1879 yılında bir akşam, Mark Twain küçük kızlarıyla otururken, kızlar babalarına bir hikâye anlatsın diye yalvardılar. Bunun üzerine Twain bir dergideki resimden yola çıkarak onlara fakir bir çocuğun, Johnny’nin hikâyesini anlatmaya başladı: Elinde sihirli tohumlar olan Johnny, kendini çalınmış bir prensi kurtarmakla görevlendirilmiş buluyordu. Mark Twain daha sonra bu hikâye hakkında birtakım notlar aldı ama hikâye yarım kaldı… Yani, şimdiye dek!

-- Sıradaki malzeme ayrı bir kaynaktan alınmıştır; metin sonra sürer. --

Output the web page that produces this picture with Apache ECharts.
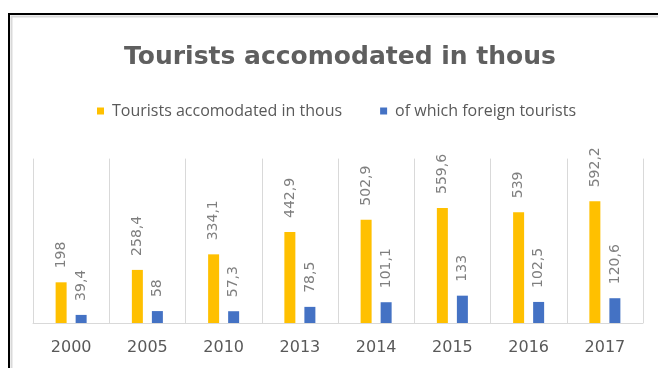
<!DOCTYPE html>
<html>
<head>
<meta charset="utf-8">
<title>Tourists accomodated in thous</title>
<script src="https://cdn.jsdelivr.net/npm/echarts@6/dist/echarts.min.js"></script>
<style>
  html, body { margin: 0; padding: 0; background: #ffffff; }
  #chart { width: 658px; height: 368px; }
</style>
</head>
<body>
<div id="chart"></div>
<script>
// Years on the category axis
const years = ['2000', '2005', '2010', '2013', '2014', '2015', '2016', '2017'];
// Tourists accommodated, thousands
const touristsTotal = [198, 258.4, 334.1, 442.9, 502.9, 559.6, 539, 592.2];
// Of which foreign tourists, thousands
const touristsForeign = [39.4, 58, 57.3, 78.5, 101.1, 133, 102.5, 120.6];

const seriesNames = ['Tourists accomodated in thous', 'of which foreign tourists'];
const chartTitle = 'Tourists accomodated in thous';

// Decimal comma, as in the source tables
const fmt = p => String(p.value).replace('.', ',');

const labelStyle = {
  show: true,
  position: 'top',
  rotate: 90,
  align: 'left',
  verticalAlign: 'middle',
  distance: 14,
  formatter: fmt,
  color: '#7f7f7f',
  fontFamily: 'DejaVu Sans',
  fontSize: 14
};

const chart = echarts.init(document.getElementById('chart'), null, { renderer: 'canvas' });

chart.setOption({
  backgroundColor: '#ffffff',
  animation: false,
  title: {
    text: chartTitle,
    left: 335,
    top: 40,
    textAlign: 'center',
    textStyle: {
      fontFamily: 'DejaVu Sans',
      fontWeight: 'bold',
      fontSize: 25,
      color: '#5f5f5f'
    }
  },
  legend: {
    left: 97,
    top: 103,
    padding: 0,
    icon: 'rect',
    itemWidth: 7,
    itemHeight: 7,
    itemGap: 38,
    textStyle: {
      fontFamily: 'Open Sans',
      fontSize: 16,
      color: '#595959',
      padding: [0, 0, 0, 3]
    },
    data: seriesNames
  },
  graphic: [
    {
      type: 'rect',
      shape: { x: 11.5, y: 16.5, width: 700, height: 400 },
      style: { fill: 'none', stroke: '#d9d9d9', lineWidth: 2 },
      silent: true
    },
    {
      type: 'rect',
      shape: { x: 9, y: 14, width: 700, height: 400 },
      style: { fill: 'none', stroke: '#000000', lineWidth: 2 },
      silent: true
    }
  ],
  grid: {
    left: 33,
    right: 15,
    top: 158.6,
    bottom: 45
  },
  xAxis: {
    type: 'category',
    data: years,
    axisLine: { show: true, lineStyle: { color: '#d9d9d9', width: 1 } },
    axisTick: { show: false },
    splitLine: { show: true, lineStyle: { color: '#d9d9d9', width: 1 } },
    axisLabel: {
      margin: 17,
      fontFamily: 'DejaVu Sans',
      fontSize: 16,
      color: '#595959'
    }
  },
  yAxis: {
    type: 'value',
    min: 0,
    max: 800,
    show: false,
    splitLine: { show: false }
  },
  series: [
    {
      name: seriesNames[0],
      type: 'bar',
      data: touristsTotal,
      barWidth: 11,
      barGap: '82%',
      itemStyle: { color: '#ffc000' },
      label: labelStyle
    },
    {
      name: seriesNames[1],
      type: 'bar',
      data: touristsForeign,
      barWidth: 11,
      barGap: '82%',
      itemStyle: { color: '#4472c4' },
      label: labelStyle
    }
  ]
});
</script>
</body>
</html>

Berkeley’deki California Üniversitesi’nde yer alan Mark Twain arşivlerinde keşfedilip gün yüzüne çıkarılmış bu notlar şimdi, yani bir asırdan uzun süre sonra devamı getirilen bir hikâyenin temelini oluşturuyor. Caldecott Ödüllü yazar Philip Stead, elinde rehber olarak Twain’in taslaklarıyla, acaba Twain eserini tamamlasa ortaya nasıl bir şey çıkardı diye hayal ederek bir metin ördü. Erin Stead ise oyma, mürekkep ve karakalem gibi teknikler kullanarak zarif, muzip ve son derece dokunaklı resimler yarattı.
“Prens Oleomargarin’in Aşırılması” iyilik ve cesaret üzerine, zamanın ötesine uzanan bir kitap. Johnny’nin öyküsü, Mark Twain’in her yaştan okurunu büyüleyecek!